== Information provided
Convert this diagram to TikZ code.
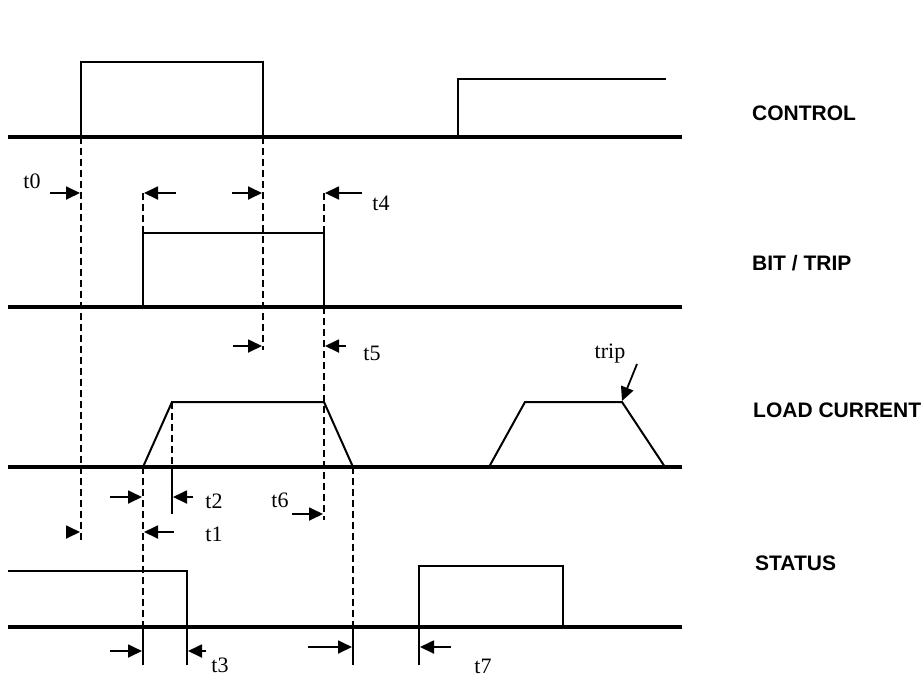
\documentclass[tikz,border=0pt]{standalone}
\usepackage{fontspec}
\setmainfont{Liberation Serif}
\newfontfamily\headfont{Liberation Sans}
\usepackage{tikz}
\usetikzlibrary{arrows.meta}
\tikzstyle{axis} = [line width=3.5pt]
\tikzstyle{signal} = [line width=2pt, line join=miter]
\tikzstyle{guide} = [line width=1.7pt, dash pattern=on 7pt off 4pt]
\tikzstyle{solidtick} = [line width=1.7pt]
\tikzstyle{timearrow} = [line width=1.8pt, -{Triangle[length=14pt,width=13pt]}]
\tikzstyle{tname} = [font=\fontsize{22}{22}\selectfont, inner sep=0pt]
\tikzstyle{signame} = [font=\headfont\bfseries\fontsize{21}{21}\selectfont, anchor=west, inner sep=0pt]

\begin{document}
\begin{tikzpicture}[x=1pt, y=-1pt]
    \useasboundingbox (0,0) rectangle (923,683);

    % Signal names
    \node [signame] (control) at (752,113) {CONTROL};
    \node [signame] (bittrip) at (752,263) {BIT / TRIP};
    \node [signame] (load) at (753,410) {LOAD CURRENT};
    \node [signame] (status) at (755,563) {STATUS};

    % Base lines
    \draw [axis] (8,137) -- (682,137);
    \draw [axis] (8,307) -- (682,307);
    \draw [axis] (8,467) -- (682,467);
    \draw [axis] (8,627) -- (682,627);

    % Waveforms
    \draw [signal] (81,137) -- (81,62) -- (263,62) -- (263,137);
    \draw [signal] (458,137) -- (458,79) -- (666,79);
    \draw [signal] (143,307) -- (143,233) -- (324,233) -- (324,307);
    \draw [signal] (143,467) -- (172,402) -- (324,402) -- (353,467);
    \draw [signal] (489,467) -- (525,402) -- (622,402) -- (665,467);
    \draw [signal] (8,571) -- (187,571) -- (187,627);
    \draw [signal] (419,627) -- (419,566) -- (563,566) -- (563,627);

    % Timing guides
    \draw [guide] (81,137) -- (81,542);
    \draw [guide] (143,193) -- (143,233);
    \draw [guide] (143,467) -- (143,627);
    \draw [guide] (263,137) -- (263,350);
    \draw [guide] (324,193) -- (324,233);
    \draw [guide] (324,307) -- (324,520);
    \draw [guide] (172,402) -- (172,467);
    \draw [guide] (353,467) -- (353,627);
    \draw [solidtick] (172,467) -- (172,514);
    \draw [solidtick] (143,627) -- (143,665);
    \draw [solidtick] (187,627) -- (187,665);
    \draw [solidtick] (353,627) -- (353,665);
    \draw [solidtick] (419,627) -- (419,665);

    % Arrow end points
    \coordinate (t0a) at (50,193);   \coordinate (t0b) at (80,193);
    \coordinate (t1c) at (176,193);  \coordinate (t1d) at (144,193);
    \coordinate (t5a) at (232,193);  \coordinate (t5b) at (262,193);
    \coordinate (t4a) at (362,193);  \coordinate (t4b) at (325,193);
    \coordinate (t5c) at (233,346);  \coordinate (t5d) at (262,346);
    \coordinate (t5e) at (346,346);  \coordinate (t5f) at (325,346);
    \coordinate (t2a) at (110,497);  \coordinate (t2b) at (142,497);
    \coordinate (t2c) at (193,497);  \coordinate (t2d) at (173,497);
    \coordinate (t6a) at (292,514);  \coordinate (t6b) at (323,514);
    \coordinate (t1a) at (66,532);   \coordinate (t1b) at (80,532);
    \coordinate (t1e) at (174,532);  \coordinate (t1f) at (144,532);
    \coordinate (t3a) at (110,651);  \coordinate (t3b) at (142,651);
    \coordinate (t3c) at (206,651);  \coordinate (t3d) at (188,651);
    \coordinate (t7a) at (308,647);  \coordinate (t7b) at (352,647);
    \coordinate (t7c) at (451,647);  \coordinate (t7d) at (420,647);
    \coordinate (tripa) at (637,364); \coordinate (tripb) at (622,401);

    % Arrows
    \draw [timearrow] (t0a) -- (t0b);
    \draw [timearrow] (t1c) -- (t1d);
    \draw [timearrow] (t5a) -- (t5b);
    \draw [timearrow] (t4a) -- (t4b);
    \draw [timearrow] (t5c) -- (t5d);
    \draw [timearrow] (t5e) -- (t5f);
    \draw [timearrow] (t2a) -- (t2b);
    \draw [timearrow] (t2c) -- (t2d);
    \draw [timearrow] (t6a) -- (t6b);
    \draw [timearrow] (t1a) -- (t1b);
    \draw [timearrow] (t1e) -- (t1f);
    \draw [timearrow] (t3a) -- (t3b);
    \draw [timearrow] (t3c) -- (t3d);
    \draw [timearrow] (t7a) -- (t7b);
    \draw [timearrow] (t7c) -- (t7d);
    \draw [timearrow] (tripa) -- (tripb);

    % Time labels
    \node [tname] (lt0) at (32,181) {t0};
    \node [tname] (lt4) at (381,203) {t4};
    \node [tname] (lt5) at (372,353) {t5};
    \node [tname] (ltrip) at (610,354) {trip};
    \node [tname] (lt2) at (214,501) {t2};
    \node [tname] (lt6) at (280,500) {t6};
    \node [tname] (lt1) at (214,534) {t1};
    \node [tname] (lt3) at (220,665) {t3};
    \node [tname] (lt7) at (483,666) {t7};
\end{tikzpicture}
\end{document}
====
• Exercise aim
Give the material again exactly as it is, but keep the pictures out.

• Answer to the exercise
Convert this diagram to TikZ code.
\documentclass[tikz,border=0pt]{standalone}
\usepackage{fontspec}
\setmainfont{Liberation Serif}
\newfontfamily\headfont{Liberation Sans}
\usepackage{tikz}
\usetikzlibrary{arrows.meta}
\tikzstyle{axis} = [line width=3.5pt]
\tikzstyle{signal} = [line width=2pt, line join=miter]
\tikzstyle{guide} = [line width=1.7pt, dash pattern=on 7pt off 4pt]
\tikzstyle{solidtick} = [line width=1.7pt]
\tikzstyle{timearrow} = [line width=1.8pt, -{Triangle[length=14pt,width=13pt]}]
\tikzstyle{tname} = [font=\fontsize{22}{22}\selectfont, inner sep=0pt]
\tikzstyle{signame} = [font=\headfont\bfseries\fontsize{21}{21}\selectfont, anchor=west, inner sep=0pt]

\begin{document}
\begin{tikzpicture}[x=1pt, y=-1pt]
    \useasboundingbox (0,0) rectangle (923,683);

    % Signal names
    \node [signame] (control) at (752,113) {CONTROL};
    \node [signame] (bittrip) at (752,263) {BIT / TRIP};
    \node [signame] (load) at (753,410) {LOAD CURRENT};
    \node [signame] (status) at (755,563) {STATUS};

    % Base lines
    \draw [axis] (8,137) -- (682,137);
    \draw [axis] (8,307) -- (682,307);
    \draw [axis] (8,467) -- (682,467);
    \draw [axis] (8,627) -- (682,627);

    % Waveforms
    \draw [signal] (81,137) -- (81,62) -- (263,62) -- (263,137);
    \draw [signal] (458,137) -- (458,79) -- (666,79);
    \draw [signal] (143,307) -- (143,233) -- (324,233) -- (324,307);
    \draw [signal] (143,467) -- (172,402) -- (324,402) -- (353,467);
    \draw [signal] (489,467) -- (525,402) -- (622,402) -- (665,467);
    \draw [signal] (8,571) -- (187,571) -- (187,627);
    \draw [signal] (419,627) -- (419,566) -- (563,566) -- (563,627);

    % Timing guides
    \draw [guide] (81,137) -- (81,542);
    \draw [guide] (143,193) -- (143,233);
    \draw [guide] (143,467) -- (143,627);
    \draw [guide] (263,137) -- (263,350);
    \draw [guide] (324,193) -- (324,233);
    \draw [guide] (324,307) -- (324,520);
    \draw [guide] (172,402) -- (172,467);
    \draw [guide] (353,467) -- (353,627);
    \draw [solidtick] (172,467) -- (172,514);
    \draw [solidtick] (143,627) -- (143,665);
    \draw [solidtick] (187,627) -- (187,665);
    \draw [solidtick] (353,627) -- (353,665);
    \draw [solidtick] (419,627) -- (419,665);

    % Arrow end points
    \coordinate (t0a) at (50,193);   \coordinate (t0b) at (80,193);
    \coordinate (t1c) at (176,193);  \coordinate (t1d) at (144,193);
    \coordinate (t5a) at (232,193);  \coordinate (t5b) at (262,193);
    \coordinate (t4a) at (362,193);  \coordinate (t4b) at (325,193);
    \coordinate (t5c) at (233,346);  \coordinate (t5d) at (262,346);
    \coordinate (t5e) at (346,346);  \coordinate (t5f) at (325,346);
    \coordinate (t2a) at (110,497);  \coordinate (t2b) at (142,497);
    \coordinate (t2c) at (193,497);  \coordinate (t2d) at (173,497);
    \coordinate (t6a) at (292,514);  \coordinate (t6b) at (323,514);
    \coordinate (t1a) at (66,532);   \coordinate (t1b) at (80,532);
    \coordinate (t1e) at (174,532);  \coordinate (t1f) at (144,532);
    \coordinate (t3a) at (110,651);  \coordinate (t3b) at (142,651);
    \coordinate (t3c) at (206,651);  \coordinate (t3d) at (188,651);
    \coordinate (t7a) at (308,647);  \coordinate (t7b) at (352,647);
    \coordinate (t7c) at (451,647);  \coordinate (t7d) at (420,647);
    \coordinate (tripa) at (637,364); \coordinate (tripb) at (622,401);

    % Arrows
    \draw [timearrow] (t0a) -- (t0b);
    \draw [timearrow] (t1c) -- (t1d);
    \draw [timearrow] (t5a) -- (t5b);
    \draw [timearrow] (t4a) -- (t4b);
    \draw [timearrow] (t5c) -- (t5d);
    \draw [timearrow] (t5e) -- (t5f);
    \draw [timearrow] (t2a) -- (t2b);
    \draw [timearrow] (t2c) -- (t2d);
    \draw [timearrow] (t6a) -- (t6b);
    \draw [timearrow] (t1a) -- (t1b);
    \draw [timearrow] (t1e) -- (t1f);
    \draw [timearrow] (t3a) -- (t3b);
    \draw [timearrow] (t3c) -- (t3d);
    \draw [timearrow] (t7a) -- (t7b);
    \draw [timearrow] (t7c) -- (t7d);
    \draw [timearrow] (tripa) -- (tripb);

    % Time labels
    \node [tname] (lt0) at (32,181) {t0};
    \node [tname] (lt4) at (381,203) {t4};
    \node [tname] (lt5) at (372,353) {t5};
    \node [tname] (ltrip) at (610,354) {trip};
    \node [tname] (lt2) at (214,501) {t2};
    \node [tname] (lt6) at (280,500) {t6};
    \node [tname] (lt1) at (214,534) {t1};
    \node [tname] (lt3) at (220,665) {t3};
    \node [tname] (lt7) at (483,666) {t7};
\end{tikzpicture}
\end{document}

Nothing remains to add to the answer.